● **DATA LINES**
------

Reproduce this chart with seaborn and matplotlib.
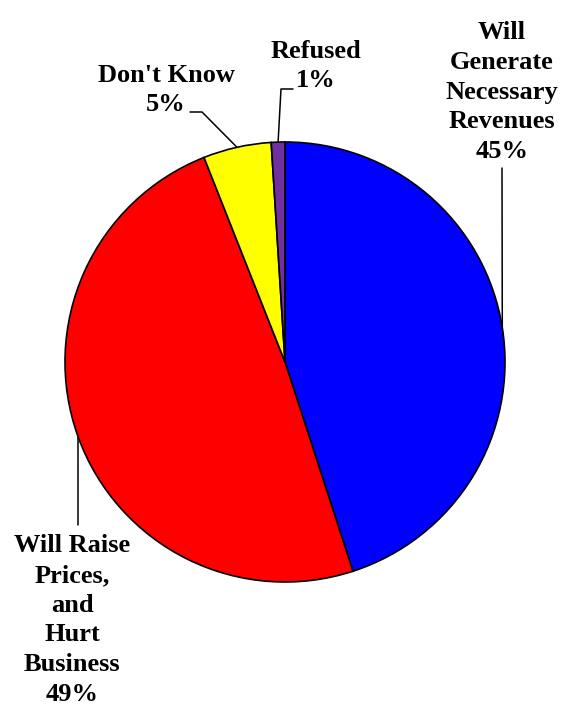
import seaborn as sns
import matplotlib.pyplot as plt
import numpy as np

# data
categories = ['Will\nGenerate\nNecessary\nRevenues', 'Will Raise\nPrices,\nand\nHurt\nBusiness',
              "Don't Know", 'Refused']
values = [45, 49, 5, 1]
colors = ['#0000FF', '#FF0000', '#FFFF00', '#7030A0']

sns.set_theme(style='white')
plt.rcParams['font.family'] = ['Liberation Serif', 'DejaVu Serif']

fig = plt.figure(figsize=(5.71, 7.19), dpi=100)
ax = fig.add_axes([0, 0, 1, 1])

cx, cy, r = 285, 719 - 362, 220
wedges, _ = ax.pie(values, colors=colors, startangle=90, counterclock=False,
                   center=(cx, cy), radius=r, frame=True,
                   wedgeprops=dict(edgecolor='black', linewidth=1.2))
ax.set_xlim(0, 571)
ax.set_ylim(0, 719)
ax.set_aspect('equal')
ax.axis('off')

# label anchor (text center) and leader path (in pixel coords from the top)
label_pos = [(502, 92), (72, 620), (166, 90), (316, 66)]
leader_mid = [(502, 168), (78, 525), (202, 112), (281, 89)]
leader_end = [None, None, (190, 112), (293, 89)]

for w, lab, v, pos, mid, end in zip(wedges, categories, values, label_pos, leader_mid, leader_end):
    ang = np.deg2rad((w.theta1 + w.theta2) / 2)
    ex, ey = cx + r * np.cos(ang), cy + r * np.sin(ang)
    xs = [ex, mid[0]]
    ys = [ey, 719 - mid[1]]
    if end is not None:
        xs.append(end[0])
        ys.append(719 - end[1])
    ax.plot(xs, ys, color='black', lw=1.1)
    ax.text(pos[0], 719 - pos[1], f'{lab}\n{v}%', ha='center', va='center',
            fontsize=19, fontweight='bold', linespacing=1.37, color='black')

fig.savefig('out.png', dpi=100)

------

● **PROBLEM TO WORK ON**
Using the listing above, list every line in which the string "seaborn" occurs.

● **COMPLETED TASK**
Reproduce this chart with seaborn and matplotlib.
import seaborn as sns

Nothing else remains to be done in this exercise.